• DATA EXCERPTS:
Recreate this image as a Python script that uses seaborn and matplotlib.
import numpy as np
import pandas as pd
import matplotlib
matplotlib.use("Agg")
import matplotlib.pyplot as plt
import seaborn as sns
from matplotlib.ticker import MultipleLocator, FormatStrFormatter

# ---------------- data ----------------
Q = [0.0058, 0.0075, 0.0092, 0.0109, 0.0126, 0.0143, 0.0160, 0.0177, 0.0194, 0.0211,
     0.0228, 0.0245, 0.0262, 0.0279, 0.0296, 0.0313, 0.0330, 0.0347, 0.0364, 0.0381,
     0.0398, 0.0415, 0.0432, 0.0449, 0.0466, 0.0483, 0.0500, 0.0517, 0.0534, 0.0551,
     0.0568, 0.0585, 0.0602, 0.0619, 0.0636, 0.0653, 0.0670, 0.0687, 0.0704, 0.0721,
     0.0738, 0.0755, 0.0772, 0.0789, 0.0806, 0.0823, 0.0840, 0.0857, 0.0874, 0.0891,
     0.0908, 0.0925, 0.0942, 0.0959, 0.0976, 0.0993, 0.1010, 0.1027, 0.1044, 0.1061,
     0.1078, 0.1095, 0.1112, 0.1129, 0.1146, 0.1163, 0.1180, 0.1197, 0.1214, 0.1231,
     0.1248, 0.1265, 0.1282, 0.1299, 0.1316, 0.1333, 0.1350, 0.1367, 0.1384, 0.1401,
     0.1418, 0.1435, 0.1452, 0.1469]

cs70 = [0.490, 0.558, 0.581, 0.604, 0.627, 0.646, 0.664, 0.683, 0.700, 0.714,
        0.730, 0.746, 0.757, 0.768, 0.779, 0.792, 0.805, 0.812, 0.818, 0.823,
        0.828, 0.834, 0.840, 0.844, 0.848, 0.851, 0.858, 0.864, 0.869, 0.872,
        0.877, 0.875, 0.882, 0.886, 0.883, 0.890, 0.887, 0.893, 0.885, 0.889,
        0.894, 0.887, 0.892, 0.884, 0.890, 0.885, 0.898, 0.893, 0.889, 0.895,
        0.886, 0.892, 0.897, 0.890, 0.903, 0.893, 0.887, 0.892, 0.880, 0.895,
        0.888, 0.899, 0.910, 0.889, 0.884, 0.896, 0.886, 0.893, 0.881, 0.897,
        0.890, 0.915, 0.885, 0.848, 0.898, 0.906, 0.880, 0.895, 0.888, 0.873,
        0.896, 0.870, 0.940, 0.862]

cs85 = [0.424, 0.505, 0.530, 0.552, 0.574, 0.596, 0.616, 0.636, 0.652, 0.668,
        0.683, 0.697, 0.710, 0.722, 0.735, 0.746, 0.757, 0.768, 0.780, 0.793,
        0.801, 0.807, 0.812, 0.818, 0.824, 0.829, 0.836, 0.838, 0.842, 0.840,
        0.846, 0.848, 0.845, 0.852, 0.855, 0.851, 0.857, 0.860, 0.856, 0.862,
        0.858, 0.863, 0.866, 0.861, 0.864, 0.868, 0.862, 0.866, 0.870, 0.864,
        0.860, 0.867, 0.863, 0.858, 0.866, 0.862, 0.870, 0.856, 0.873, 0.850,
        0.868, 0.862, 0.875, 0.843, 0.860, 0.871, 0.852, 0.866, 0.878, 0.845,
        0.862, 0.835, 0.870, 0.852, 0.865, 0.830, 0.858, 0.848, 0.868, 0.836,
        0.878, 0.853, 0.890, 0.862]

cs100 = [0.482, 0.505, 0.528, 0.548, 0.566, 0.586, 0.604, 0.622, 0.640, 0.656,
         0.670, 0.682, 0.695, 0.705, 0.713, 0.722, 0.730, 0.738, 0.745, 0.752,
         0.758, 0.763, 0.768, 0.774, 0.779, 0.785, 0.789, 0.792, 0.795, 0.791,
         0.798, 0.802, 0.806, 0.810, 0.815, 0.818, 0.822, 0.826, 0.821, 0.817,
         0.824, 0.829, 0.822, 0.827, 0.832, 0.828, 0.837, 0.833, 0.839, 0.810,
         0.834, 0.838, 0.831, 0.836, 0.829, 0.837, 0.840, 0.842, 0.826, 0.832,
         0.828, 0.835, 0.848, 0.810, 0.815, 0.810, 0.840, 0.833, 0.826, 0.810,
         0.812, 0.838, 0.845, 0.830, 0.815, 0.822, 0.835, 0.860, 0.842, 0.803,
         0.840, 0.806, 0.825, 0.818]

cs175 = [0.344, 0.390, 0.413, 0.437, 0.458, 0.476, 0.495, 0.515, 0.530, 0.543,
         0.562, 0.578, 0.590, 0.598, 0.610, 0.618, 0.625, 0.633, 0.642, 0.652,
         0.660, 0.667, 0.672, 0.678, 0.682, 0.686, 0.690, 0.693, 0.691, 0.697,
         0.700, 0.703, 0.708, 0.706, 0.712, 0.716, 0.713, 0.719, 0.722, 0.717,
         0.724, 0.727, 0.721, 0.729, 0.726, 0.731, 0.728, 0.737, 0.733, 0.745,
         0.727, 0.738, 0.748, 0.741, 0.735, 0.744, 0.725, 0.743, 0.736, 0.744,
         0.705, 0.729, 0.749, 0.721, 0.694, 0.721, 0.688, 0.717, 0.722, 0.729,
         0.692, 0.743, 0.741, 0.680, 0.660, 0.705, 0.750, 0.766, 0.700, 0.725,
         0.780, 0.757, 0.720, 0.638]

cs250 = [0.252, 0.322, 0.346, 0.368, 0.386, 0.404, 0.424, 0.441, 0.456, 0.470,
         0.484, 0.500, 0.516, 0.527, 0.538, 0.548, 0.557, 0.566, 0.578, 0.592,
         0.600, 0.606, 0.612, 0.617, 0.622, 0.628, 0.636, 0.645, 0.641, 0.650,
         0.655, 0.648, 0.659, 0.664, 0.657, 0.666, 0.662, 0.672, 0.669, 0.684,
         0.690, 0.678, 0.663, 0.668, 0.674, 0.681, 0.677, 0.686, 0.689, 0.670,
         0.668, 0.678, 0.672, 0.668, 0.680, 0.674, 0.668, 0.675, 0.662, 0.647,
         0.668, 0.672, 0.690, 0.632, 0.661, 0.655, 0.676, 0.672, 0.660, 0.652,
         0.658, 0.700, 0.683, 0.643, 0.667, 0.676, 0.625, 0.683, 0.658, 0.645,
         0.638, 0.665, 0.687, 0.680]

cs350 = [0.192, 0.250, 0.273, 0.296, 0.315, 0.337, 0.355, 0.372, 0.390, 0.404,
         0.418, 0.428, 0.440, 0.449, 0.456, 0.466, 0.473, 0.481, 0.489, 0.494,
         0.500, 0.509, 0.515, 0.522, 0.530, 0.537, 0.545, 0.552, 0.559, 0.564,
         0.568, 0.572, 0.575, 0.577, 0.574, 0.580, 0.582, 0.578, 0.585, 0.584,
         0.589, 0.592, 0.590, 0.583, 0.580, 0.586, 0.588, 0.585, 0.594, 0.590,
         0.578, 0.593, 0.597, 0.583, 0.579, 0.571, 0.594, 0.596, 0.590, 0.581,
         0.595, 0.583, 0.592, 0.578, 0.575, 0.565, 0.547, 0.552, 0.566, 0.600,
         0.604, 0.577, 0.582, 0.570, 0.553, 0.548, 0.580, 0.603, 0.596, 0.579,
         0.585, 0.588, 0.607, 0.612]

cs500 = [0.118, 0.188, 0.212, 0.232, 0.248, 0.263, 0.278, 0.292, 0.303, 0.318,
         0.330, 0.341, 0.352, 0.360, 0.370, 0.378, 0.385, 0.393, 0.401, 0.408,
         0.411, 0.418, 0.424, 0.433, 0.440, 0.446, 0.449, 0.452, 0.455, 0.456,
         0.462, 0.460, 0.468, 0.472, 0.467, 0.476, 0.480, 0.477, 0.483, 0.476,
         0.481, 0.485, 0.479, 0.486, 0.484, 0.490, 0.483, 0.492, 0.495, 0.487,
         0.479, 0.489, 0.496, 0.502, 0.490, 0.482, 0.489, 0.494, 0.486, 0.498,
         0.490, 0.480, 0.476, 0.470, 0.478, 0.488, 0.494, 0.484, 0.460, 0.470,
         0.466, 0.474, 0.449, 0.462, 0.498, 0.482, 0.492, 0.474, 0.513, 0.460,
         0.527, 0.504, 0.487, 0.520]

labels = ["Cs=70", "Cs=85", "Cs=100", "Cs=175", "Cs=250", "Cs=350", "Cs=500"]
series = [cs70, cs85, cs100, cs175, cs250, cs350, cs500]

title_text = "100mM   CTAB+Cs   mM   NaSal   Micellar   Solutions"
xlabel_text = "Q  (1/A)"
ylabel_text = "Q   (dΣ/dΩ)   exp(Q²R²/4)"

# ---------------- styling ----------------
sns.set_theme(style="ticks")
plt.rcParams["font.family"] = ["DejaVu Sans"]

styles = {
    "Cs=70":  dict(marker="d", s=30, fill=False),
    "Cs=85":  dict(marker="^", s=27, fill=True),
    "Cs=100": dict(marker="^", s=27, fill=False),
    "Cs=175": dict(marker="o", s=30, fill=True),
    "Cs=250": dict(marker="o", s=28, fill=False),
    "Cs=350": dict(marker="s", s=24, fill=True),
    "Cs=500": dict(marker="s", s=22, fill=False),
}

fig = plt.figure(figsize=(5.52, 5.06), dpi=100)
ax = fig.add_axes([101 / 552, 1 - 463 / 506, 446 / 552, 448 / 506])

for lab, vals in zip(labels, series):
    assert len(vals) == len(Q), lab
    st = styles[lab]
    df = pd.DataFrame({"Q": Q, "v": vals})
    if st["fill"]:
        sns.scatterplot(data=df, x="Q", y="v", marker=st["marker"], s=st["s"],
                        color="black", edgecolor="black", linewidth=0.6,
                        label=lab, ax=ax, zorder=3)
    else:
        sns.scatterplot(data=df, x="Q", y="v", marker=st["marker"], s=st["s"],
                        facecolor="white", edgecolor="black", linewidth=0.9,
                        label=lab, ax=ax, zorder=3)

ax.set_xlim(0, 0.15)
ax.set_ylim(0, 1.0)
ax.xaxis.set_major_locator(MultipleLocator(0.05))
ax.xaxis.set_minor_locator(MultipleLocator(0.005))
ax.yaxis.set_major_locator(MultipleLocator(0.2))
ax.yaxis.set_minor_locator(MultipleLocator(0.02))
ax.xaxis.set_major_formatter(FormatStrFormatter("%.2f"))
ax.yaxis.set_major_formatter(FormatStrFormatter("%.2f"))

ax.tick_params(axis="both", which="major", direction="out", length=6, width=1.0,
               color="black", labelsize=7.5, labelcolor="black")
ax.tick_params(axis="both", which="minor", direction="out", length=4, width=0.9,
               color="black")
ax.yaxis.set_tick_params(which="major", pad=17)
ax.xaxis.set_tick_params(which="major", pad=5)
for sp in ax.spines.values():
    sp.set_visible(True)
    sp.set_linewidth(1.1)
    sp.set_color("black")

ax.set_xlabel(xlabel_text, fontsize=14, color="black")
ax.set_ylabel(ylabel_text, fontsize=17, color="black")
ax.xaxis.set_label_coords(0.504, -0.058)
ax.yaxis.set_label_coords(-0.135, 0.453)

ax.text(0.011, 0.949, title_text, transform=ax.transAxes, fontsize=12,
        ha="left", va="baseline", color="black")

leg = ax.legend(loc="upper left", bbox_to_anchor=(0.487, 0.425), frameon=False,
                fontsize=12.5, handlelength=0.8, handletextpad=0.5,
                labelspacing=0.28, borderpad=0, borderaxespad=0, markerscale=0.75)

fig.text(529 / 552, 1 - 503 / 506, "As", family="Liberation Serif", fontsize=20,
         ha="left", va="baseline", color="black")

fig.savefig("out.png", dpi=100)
* * *
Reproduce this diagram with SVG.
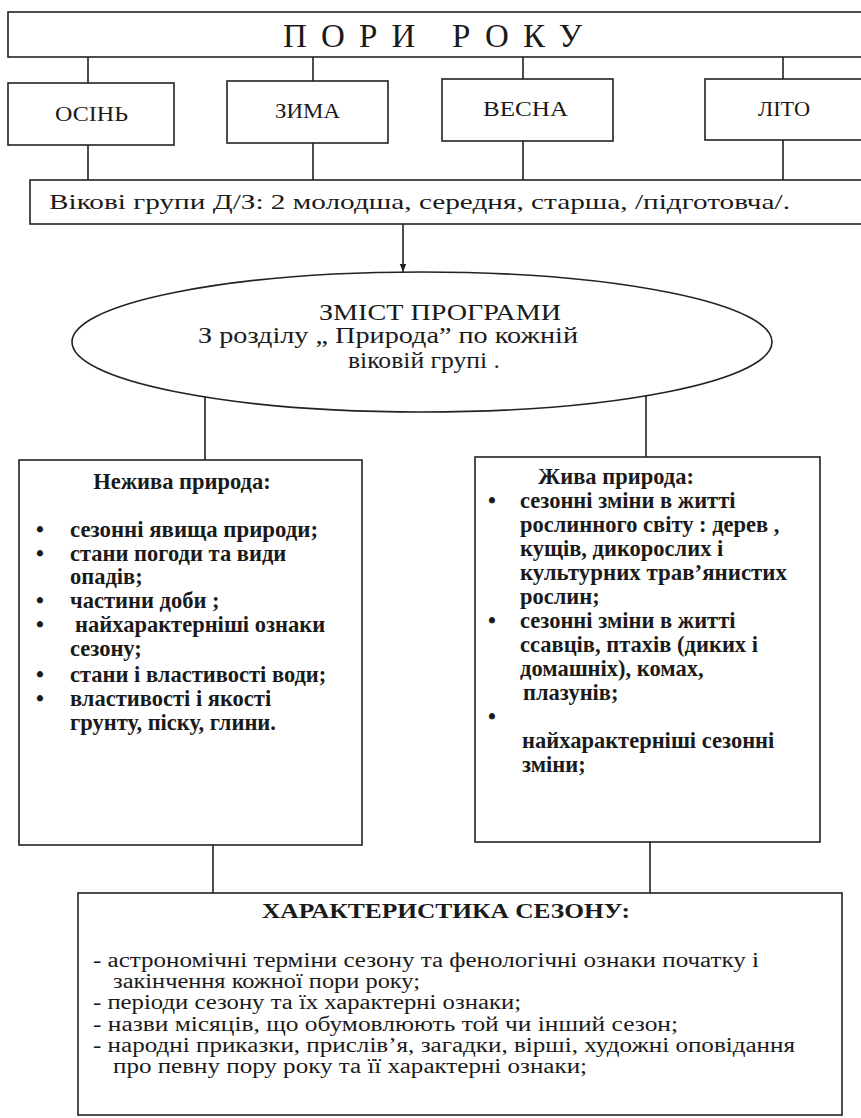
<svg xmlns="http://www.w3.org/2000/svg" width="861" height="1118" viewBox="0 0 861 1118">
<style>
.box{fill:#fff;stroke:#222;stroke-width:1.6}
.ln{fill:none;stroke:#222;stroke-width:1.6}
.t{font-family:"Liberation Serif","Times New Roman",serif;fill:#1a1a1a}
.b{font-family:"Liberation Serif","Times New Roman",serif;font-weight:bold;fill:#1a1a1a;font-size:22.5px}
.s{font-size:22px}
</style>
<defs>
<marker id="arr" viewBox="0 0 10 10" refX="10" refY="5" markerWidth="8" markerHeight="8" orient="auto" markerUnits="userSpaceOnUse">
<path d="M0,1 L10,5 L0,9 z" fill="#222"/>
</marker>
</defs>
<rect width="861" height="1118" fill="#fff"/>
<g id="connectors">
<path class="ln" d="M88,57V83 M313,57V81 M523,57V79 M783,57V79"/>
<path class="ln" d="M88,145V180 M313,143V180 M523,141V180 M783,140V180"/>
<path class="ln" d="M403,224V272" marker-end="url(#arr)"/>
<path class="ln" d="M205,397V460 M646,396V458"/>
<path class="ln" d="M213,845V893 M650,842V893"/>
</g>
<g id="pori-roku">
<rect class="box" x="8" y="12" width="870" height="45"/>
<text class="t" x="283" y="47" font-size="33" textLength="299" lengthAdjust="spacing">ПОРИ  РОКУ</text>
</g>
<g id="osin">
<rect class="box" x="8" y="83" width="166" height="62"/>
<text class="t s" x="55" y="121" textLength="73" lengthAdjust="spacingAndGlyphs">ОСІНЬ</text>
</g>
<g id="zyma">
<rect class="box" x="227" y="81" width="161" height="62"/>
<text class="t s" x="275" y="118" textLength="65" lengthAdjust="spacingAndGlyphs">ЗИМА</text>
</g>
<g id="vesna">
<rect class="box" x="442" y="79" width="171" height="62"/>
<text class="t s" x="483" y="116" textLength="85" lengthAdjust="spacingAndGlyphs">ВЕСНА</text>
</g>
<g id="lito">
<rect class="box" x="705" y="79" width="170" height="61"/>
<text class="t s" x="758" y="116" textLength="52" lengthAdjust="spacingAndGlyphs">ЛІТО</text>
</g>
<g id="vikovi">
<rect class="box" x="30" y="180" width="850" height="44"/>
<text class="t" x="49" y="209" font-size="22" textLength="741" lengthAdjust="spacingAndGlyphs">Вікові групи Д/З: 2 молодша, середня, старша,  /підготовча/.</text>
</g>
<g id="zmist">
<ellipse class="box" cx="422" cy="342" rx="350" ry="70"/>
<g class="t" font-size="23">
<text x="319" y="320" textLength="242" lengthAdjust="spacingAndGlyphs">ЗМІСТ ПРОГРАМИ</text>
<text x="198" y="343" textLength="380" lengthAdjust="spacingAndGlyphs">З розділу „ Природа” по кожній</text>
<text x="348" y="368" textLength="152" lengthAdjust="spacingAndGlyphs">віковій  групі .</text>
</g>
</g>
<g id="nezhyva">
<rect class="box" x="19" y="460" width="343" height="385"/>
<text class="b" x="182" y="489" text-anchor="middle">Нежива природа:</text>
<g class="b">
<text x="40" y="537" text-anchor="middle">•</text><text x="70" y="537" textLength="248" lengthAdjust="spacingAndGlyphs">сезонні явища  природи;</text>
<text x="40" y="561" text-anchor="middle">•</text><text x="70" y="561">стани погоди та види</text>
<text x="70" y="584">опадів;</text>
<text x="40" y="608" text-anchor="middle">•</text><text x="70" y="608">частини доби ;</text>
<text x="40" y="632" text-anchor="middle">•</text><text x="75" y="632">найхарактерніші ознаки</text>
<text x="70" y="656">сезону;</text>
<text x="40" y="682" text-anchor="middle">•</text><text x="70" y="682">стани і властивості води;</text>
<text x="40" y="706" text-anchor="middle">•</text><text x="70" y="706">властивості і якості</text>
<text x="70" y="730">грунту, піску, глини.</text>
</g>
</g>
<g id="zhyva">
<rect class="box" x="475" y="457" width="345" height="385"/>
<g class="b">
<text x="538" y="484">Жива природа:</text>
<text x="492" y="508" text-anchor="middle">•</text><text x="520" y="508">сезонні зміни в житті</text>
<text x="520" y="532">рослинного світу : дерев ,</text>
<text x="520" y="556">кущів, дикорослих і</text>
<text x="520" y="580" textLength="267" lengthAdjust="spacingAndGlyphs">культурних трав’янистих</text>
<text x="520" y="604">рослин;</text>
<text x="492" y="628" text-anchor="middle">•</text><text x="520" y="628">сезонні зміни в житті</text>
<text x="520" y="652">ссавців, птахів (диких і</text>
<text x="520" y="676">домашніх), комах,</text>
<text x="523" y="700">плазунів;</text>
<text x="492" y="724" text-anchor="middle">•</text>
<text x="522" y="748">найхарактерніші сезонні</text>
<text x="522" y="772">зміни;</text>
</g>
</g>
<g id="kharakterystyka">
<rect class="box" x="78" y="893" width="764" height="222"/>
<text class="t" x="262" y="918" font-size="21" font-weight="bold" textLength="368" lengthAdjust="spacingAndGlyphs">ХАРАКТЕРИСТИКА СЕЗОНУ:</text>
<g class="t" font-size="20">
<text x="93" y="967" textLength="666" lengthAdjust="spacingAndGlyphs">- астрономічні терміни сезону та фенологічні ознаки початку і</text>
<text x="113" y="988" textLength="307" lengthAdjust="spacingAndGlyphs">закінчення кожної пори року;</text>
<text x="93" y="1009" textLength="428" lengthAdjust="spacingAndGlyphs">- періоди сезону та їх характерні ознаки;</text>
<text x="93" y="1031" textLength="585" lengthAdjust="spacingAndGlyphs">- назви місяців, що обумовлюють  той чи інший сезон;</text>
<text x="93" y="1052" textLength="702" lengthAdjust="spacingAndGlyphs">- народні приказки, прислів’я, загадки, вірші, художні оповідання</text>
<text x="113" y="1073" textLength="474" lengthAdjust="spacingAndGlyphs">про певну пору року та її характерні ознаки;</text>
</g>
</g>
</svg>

• EXERCISE:
Check each line of the records above for "seaborn", and copy those that have it.

• THE OUTPUT:
Recreate this image as a Python script that uses seaborn and matplotlib.
import seaborn as sns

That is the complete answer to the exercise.